New software lets your eyes do the typing
Optical movement guides hands-free writing program
LONDON, England (CNN) -- When it comes to entering computer data without a keyboard, the eyes have it.
Replacing a keyboard or mouse, eye-scanning cameras mounted on computers have become necessary tools for people without limbs or those affected with paralysis. The camera tracks the movement of the eye, allowing users to "type" on a virtual keyboard as they look at the screen.
And now, researchers from the Cavendish Laboratory at Cambridge University say they have developed software that replaces the standard QWERTY keyboard layout with one that is nearly twice as efficient, more accurate and easier on the eyes.
A report on the software appears in Wednesday's edition of the journal Nature.
Called Dasher, the prototype program taps into the natural gaze of the eye and makes predictable words and phrases simpler to write, said David MacKay, project coordinator and physics professor from Cambridge University.
MacKay compared Dasher to controlling a vehicle with just visual cues.
"Something that everyone does is look where they're going, like driving a car," said MacKay. "To write with Dasher, you just look at the screen for what you need and steer the cursor into place."
Looking for letters
Any off-the-shelf camera capable of scanning eye movement can be used with Dasher, though the person must sit fairly still during the interaction.
The letters of the alphabet appear in a single column on the right of the screen, with an underscore symbol to represent a space.
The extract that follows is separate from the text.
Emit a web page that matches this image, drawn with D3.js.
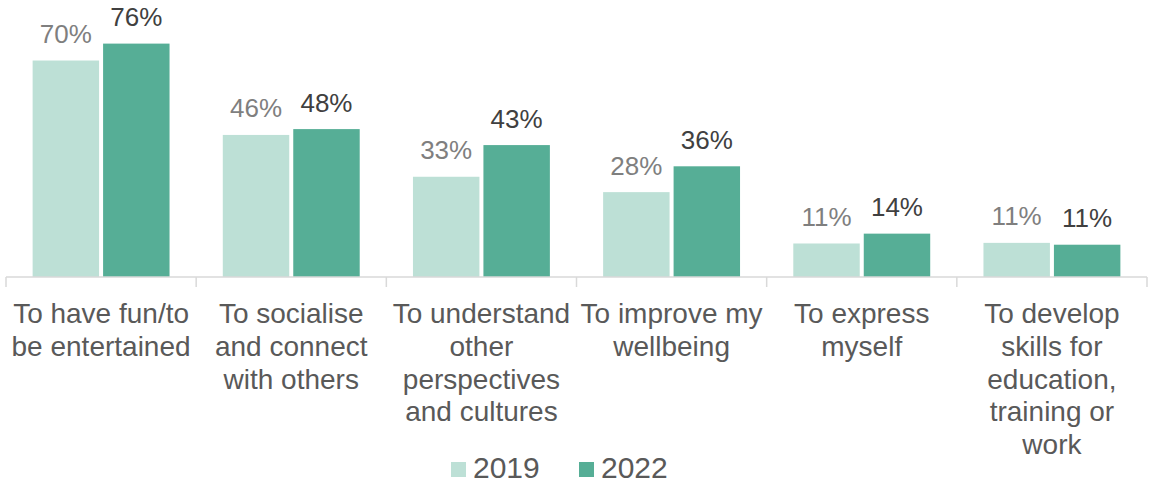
<!DOCTYPE html>
<html>
<head>
<meta charset="utf-8">
<script src="https://cdn.jsdelivr.net/npm/d3@7"></script>
<style>
  body { margin: 0; background: #fff; }
  svg { display: block; font-family: "Liberation Sans", Arial, sans-serif; }
</style>
</head>
<body>
<div id="chart"></div>
<script>
'use strict';

// categories (wrapped as in the original)
const categories = [
    "To have fun/to be entertained",
    "To socialise and connect with others",
    "To understand other perspectives and cultures",
    "To improve my wellbeing",
    "To express myself",
    "To develop skills for education, training or work"
];
const categoryLines = [
    ["To have fun/to", "be entertained"],
    ["To socialise", "and connect", "with others"],
    ["To understand", "other", "perspectives", "and cultures"],
    ["To improve my", "wellbeing"],
    ["To express", "myself"],
    ["To develop", "skills for", "education,", "training or", "work"]
];
const seriesNames = ["2019", "2022"];
const values2019 = [70.4, 46.2, 32.6, 27.6, 10.9, 11.1];
const values2022 = [75.9, 48.1, 42.9, 36.0, 14.1, 10.5];
const seriesColors = ["#bde0d6", "#56ae96"];
const labelColors = ["#7f7f7f", "#404040"];

const width = 1149;
const height = 484;
const margin = {top: 31, right: 2, bottom: 207, left: 6};
const baseY = height - margin.bottom;

const svg = d3.select("#chart")
    .append("svg")
    .attr("viewBox", [0, 0, width, height])
    .attr("width", width)
    .attr("height", height);

const x0 = d3.scaleBand()
    .domain(categories)
    .range([margin.left, width - margin.right])
    .paddingInner(0)
    .paddingOuter(0);

const x1 = d3.scaleBand()
    .domain(seriesNames)
    .range([x0.bandwidth() * 0.14, x0.bandwidth() * 0.86])
    .paddingInner(0.057);

const y = d3.scaleLinear()
    .domain([0, 80])
    .range([baseY, margin.top]);

const rows = categories.map((c, i) => ({
    category: c,
    lines: categoryLines[i],
    values: [values2019[i], values2022[i]]
}));

// bars
const group = svg.append("g")
    .selectAll("g")
    .data(rows)
    .join("g")
        .attr("transform", d => `translate(${x0(d.category)},0)`);

group.selectAll("rect")
    .data(d => d.values.map((v, j) => ({series: seriesNames[j], value: v, j: j})))
    .join("rect")
        .attr("x", d => x1(d.series))
        .attr("y", d => y(d.value))
        .attr("width", x1.bandwidth())
        .attr("height", d => baseY - y(d.value))
        .attr("fill", d => seriesColors[d.j]);

group.selectAll("text.value")
    .data(d => d.values.map((v, j) => ({series: seriesNames[j], value: v, j: j})))
    .join("text")
        .attr("class", "value")
        .attr("x", d => x1(d.series) + x1.bandwidth() / 2)
        .attr("y", d => y(d.value) - 17.5)
        .attr("text-anchor", "middle")
        .attr("font-size", 26)
        .attr("fill", d => labelColors[d.j])
        .text(d => Math.round(d.value) + "%");

// axis
const xAxis = g => g.attr("transform", `translate(0, ${baseY})`)
    .call(g => g.append("line")
        .attr("x1", margin.left)
        .attr("x2", width - margin.right)
        .attr("stroke", "#d9d9d9")
        .attr("stroke-width", 1.5))
    .call(g => g.selectAll("line.tick")
        .data(categories.map(c => x0(c)).concat([x0.range()[1]]))
        .join("line")
            .attr("class", "tick")
            .attr("x1", d => d)
            .attr("x2", d => d)
            .attr("y1", 0)
            .attr("y2", 10)
            .attr("stroke", "#d9d9d9")
            .attr("stroke-width", 1.5))
    .call(g => g.selectAll("text")
        .data(rows)
        .join("text")
            .attr("x", d => x0(d.category) + x0.bandwidth() / 2)
            .attr("y", 46)
            .attr("text-anchor", "middle")
            .attr("font-size", 28)
            .attr("fill", "#595959")
            .selectAll("tspan")
            .data(d => d.lines)
            .join("tspan")
                .attr("x", function () { return this.parentNode.getAttribute("x"); })
                .attr("dy", (d, i) => i === 0 ? 0 : 32.8)
                .text(d => d));

svg.append("g").call(xAxis);

// legend
const legendX = [451, 579];
const legend = svg.append("g")
    .selectAll("g")
    .data(seriesNames)
    .join("g")
        .attr("transform", (d, i) => `translate(${legendX[i]}, 462)`);

legend.append("rect")
    .attr("width", 15)
    .attr("height", 15)
    .attr("fill", (d, i) => seriesColors[i]);

legend.append("text")
    .attr("x", 22)
    .attr("y", 15.5)
    .attr("font-size", 30)
    .attr("fill", "#595959")
    .text(d => d);
</script>
</body>
</html>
Each letter is framed by a colored box.
As the user looks at a particular letter on the right side of the screen and drags it to the left with their eye, another sub-alphabet column begins to emerge inside the box on the right-hand side, along with more letters framed in colored boxes.
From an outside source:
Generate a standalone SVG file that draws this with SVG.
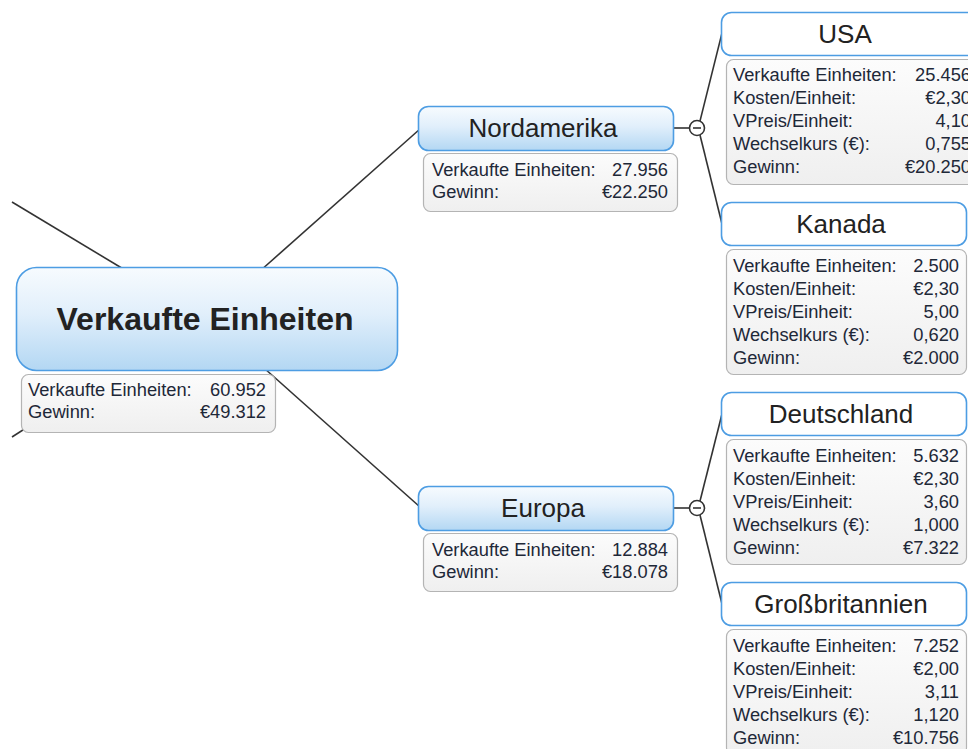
<svg xmlns="http://www.w3.org/2000/svg" width="968" height="749" viewBox="0 0 968 749">
<defs>
<linearGradient id="gBlue" x1="0" y1="0" x2="0" y2="1">
<stop offset="0" stop-color="#f7fbfe"/>
<stop offset="0.45" stop-color="#e1effb"/>
<stop offset="1" stop-color="#b3d7f3"/>
</linearGradient>
<linearGradient id="gInfo" x1="0" y1="0" x2="0" y2="1">
<stop offset="0" stop-color="#fcfcfc"/>
<stop offset="1" stop-color="#efefef"/>
</linearGradient>
</defs>
<style>
.con{stroke:#333;stroke-width:1.6;fill:none}
.main{fill:url(#gBlue);stroke:#4d9de3;stroke-width:1.6}
.sub{fill:url(#gBlue);stroke:#4d9de3;stroke-width:1.6}
.leaf{fill:#fff;stroke:#4d9de3;stroke-width:1.6}
.info{fill:url(#gInfo);stroke:#b4b4b4;stroke-width:1.2}
.ttl{font-family:"Liberation Sans",Arial,sans-serif;fill:#222;text-anchor:middle}
.t0{font-size:32px;font-weight:bold}
.t1{font-size:26px}
.lb{font-family:"Liberation Sans",Arial,sans-serif;font-size:18.3px;fill:#1e2838}
.val{font-family:"Liberation Sans",Arial,sans-serif;font-size:18.3px;fill:#1e2838;text-anchor:end}
.col{fill:#fff;stroke:#333;stroke-width:1.6}
</style>
<g id="connectors">
<line class="con" x1="12" y1="202" x2="125" y2="270"/>
<line class="con" x1="12" y1="437" x2="40" y2="419"/>
<line class="con" x1="260" y1="271" x2="420" y2="129"/>
<line class="con" x1="264" y1="368" x2="420" y2="507"/>
<line class="con" x1="673" y1="128" x2="690" y2="128"/>
<line class="con" x1="700" y1="121" x2="722" y2="33"/>
<line class="con" x1="700" y1="135" x2="722" y2="224"/>
<line class="con" x1="673" y1="508" x2="690" y2="508"/>
<line class="con" x1="700" y1="501" x2="722" y2="414"/>
<line class="con" x1="700" y1="515" x2="722" y2="604"/>
</g>
<g id="node-root">
<rect class="main" x="16.5" y="267.5" width="381" height="103" rx="20"/>
<text class="ttl t0" x="205" y="330">Verkaufte Einheiten</text>
<rect class="info" x="21.5" y="374.5" width="254" height="58" rx="7"/>
<text class="lb" x="28" y="396">Verkaufte Einheiten:</text>
<text class="val" x="266" y="396">60.952</text>
<text class="lb" x="28" y="418">Gewinn:</text>
<text class="val" x="266" y="418">€49.312</text>
</g>
<g id="node-nordamerika">
<rect class="sub" x="418.5" y="106.5" width="255" height="44" rx="10"/>
<text class="ttl t1" x="543" y="137">Nordamerika</text>
<rect class="info" x="423.5" y="153.5" width="254" height="58" rx="7"/>
<text class="lb" x="432" y="176">Verkaufte Einheiten:</text>
<text class="val" x="668" y="176">27.956</text>
<text class="lb" x="432" y="198">Gewinn:</text>
<text class="val" x="668" y="198">€22.250</text>
<circle class="col" cx="697" cy="128" r="7.5"/>
<line x1="693" y1="128" x2="701" y2="128" stroke="#333" stroke-width="1.6"/>
</g>
<g id="node-europa">
<rect class="sub" x="418.5" y="486.5" width="255" height="44" rx="10"/>
<text class="ttl t1" x="543" y="517">Europa</text>
<rect class="info" x="423.5" y="533.5" width="254" height="58" rx="7"/>
<text class="lb" x="432" y="556">Verkaufte Einheiten:</text>
<text class="val" x="668" y="556">12.884</text>
<text class="lb" x="432" y="578">Gewinn:</text>
<text class="val" x="668" y="578">€18.078</text>
<circle class="col" cx="697" cy="508" r="7.5"/>
<line x1="693" y1="508" x2="701" y2="508" stroke="#333" stroke-width="1.6"/>
</g>
<g id="node-usa">
<rect class="leaf" x="721.5" y="12.5" width="262" height="43" rx="10"/>
<text class="ttl t1" x="845" y="43">USA</text>
<rect class="info" x="726.5" y="59.5" width="255" height="125" rx="7"/>
<text class="lb" x="733" y="81">Verkaufte Einheiten:</text>
<text class="val" x="971" y="81">25.456</text>
<text class="lb" x="733" y="104">Kosten/Einheit:</text>
<text class="val" x="971" y="104">€2,30</text>
<text class="lb" x="733" y="127">VPreis/Einheit:</text>
<text class="val" x="971" y="127">4,10</text>
<text class="lb" x="733" y="150">Wechselkurs (€):</text>
<text class="val" x="971" y="150">0,755</text>
<text class="lb" x="733" y="173">Gewinn:</text>
<text class="val" x="971" y="173">€20.250</text>
</g>
<g id="node-kanada">
<rect class="leaf" x="721.5" y="202.5" width="245" height="43" rx="10"/>
<text class="ttl t1" x="841" y="233">Kanada</text>
<rect class="info" x="726.5" y="249.5" width="240" height="125" rx="7"/>
<text class="lb" x="733" y="272">Verkaufte Einheiten:</text>
<text class="val" x="959" y="272">2.500</text>
<text class="lb" x="733" y="295">Kosten/Einheit:</text>
<text class="val" x="959" y="295">€2,30</text>
<text class="lb" x="733" y="318">VPreis/Einheit:</text>
<text class="val" x="959" y="318">5,00</text>
<text class="lb" x="733" y="341">Wechselkurs (€):</text>
<text class="val" x="959" y="341">0,620</text>
<text class="lb" x="733" y="364">Gewinn:</text>
<text class="val" x="959" y="364">€2.000</text>
</g>
<g id="node-deutschland">
<rect class="leaf" x="721.5" y="392.5" width="245" height="43" rx="10"/>
<text class="ttl t1" x="841" y="423">Deutschland</text>
<rect class="info" x="726.5" y="439.5" width="240" height="125" rx="7"/>
<text class="lb" x="733" y="462">Verkaufte Einheiten:</text>
<text class="val" x="959" y="462">5.632</text>
<text class="lb" x="733" y="485">Kosten/Einheit:</text>
<text class="val" x="959" y="485">€2,30</text>
<text class="lb" x="733" y="508">VPreis/Einheit:</text>
<text class="val" x="959" y="508">3,60</text>
<text class="lb" x="733" y="531">Wechselkurs (€):</text>
<text class="val" x="959" y="531">1,000</text>
<text class="lb" x="733" y="554">Gewinn:</text>
<text class="val" x="959" y="554">€7.322</text>
</g>
<g id="node-grossbritannien">
<rect class="leaf" x="721.5" y="582.5" width="245" height="43" rx="10"/>
<text class="ttl t1" x="841" y="613">Großbritannien</text>
<rect class="info" x="726.5" y="629.5" width="240" height="125" rx="7"/>
<text class="lb" x="733" y="652">Verkaufte Einheiten:</text>
<text class="val" x="959" y="652">7.252</text>
<text class="lb" x="733" y="675">Kosten/Einheit:</text>
<text class="val" x="959" y="675">€2,00</text>
<text class="lb" x="733" y="698">VPreis/Einheit:</text>
<text class="val" x="959" y="698">3,11</text>
<text class="lb" x="733" y="721">Wechselkurs (€):</text>
<text class="val" x="959" y="721">1,120</text>
<text class="lb" x="733" y="744">Gewinn:</text>
<text class="val" x="959" y="744">€10.756</text>
</g>
</svg>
Dasher is designed to anticipate which letter will be needed, so although the successive sub-alphabet columns are initially very small, the letters or combination of letters that simultaneously appear are most likely to be used next in that sequence.
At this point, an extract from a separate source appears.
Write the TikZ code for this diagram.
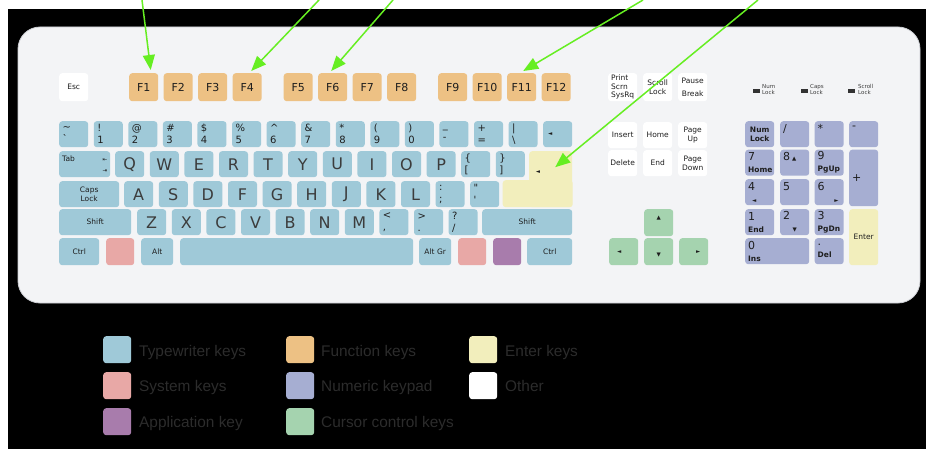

For example, if a person starts with the letter "h," the language models in Dasher will bring up "a," "e," "i," "o" and "u" in the sub-alphabet box, along with a few other possible combinations like "ello" to form the word "hello." Each box has a complete alphabet within it, though the first letters to appear have the highest probability of usage.
The letters are then placed together to form a sentence on the left side of the screen, and the process speeds up over time as Dasher learns from each typing experience and saved document.
An eye to the future
Researchers say people will be able to write up to 25 words per minute with Dasher compared to on-screen keyboards, which they say average about 15 words per minute.
With a bit of practice, MacKay said, Dasher offers an easier and more satisfying way for disabled people to communicate, providing them with better tools to write e-mail or create word processor files.
Dasher also can be used with a mouse or tracking ball instead of the eye-scanning process, and MacKay said it might lure some people away from the traditional QWERTY keyboard.
It also has potential for mobile applications, such as a personal digital assistant, with which people could use a stylus pen on the tiny screen to write information.
MacKay said Dasher could work in most languages.
He added that the coding of the software will be made available to the open-source community for development of programs for various computer systems.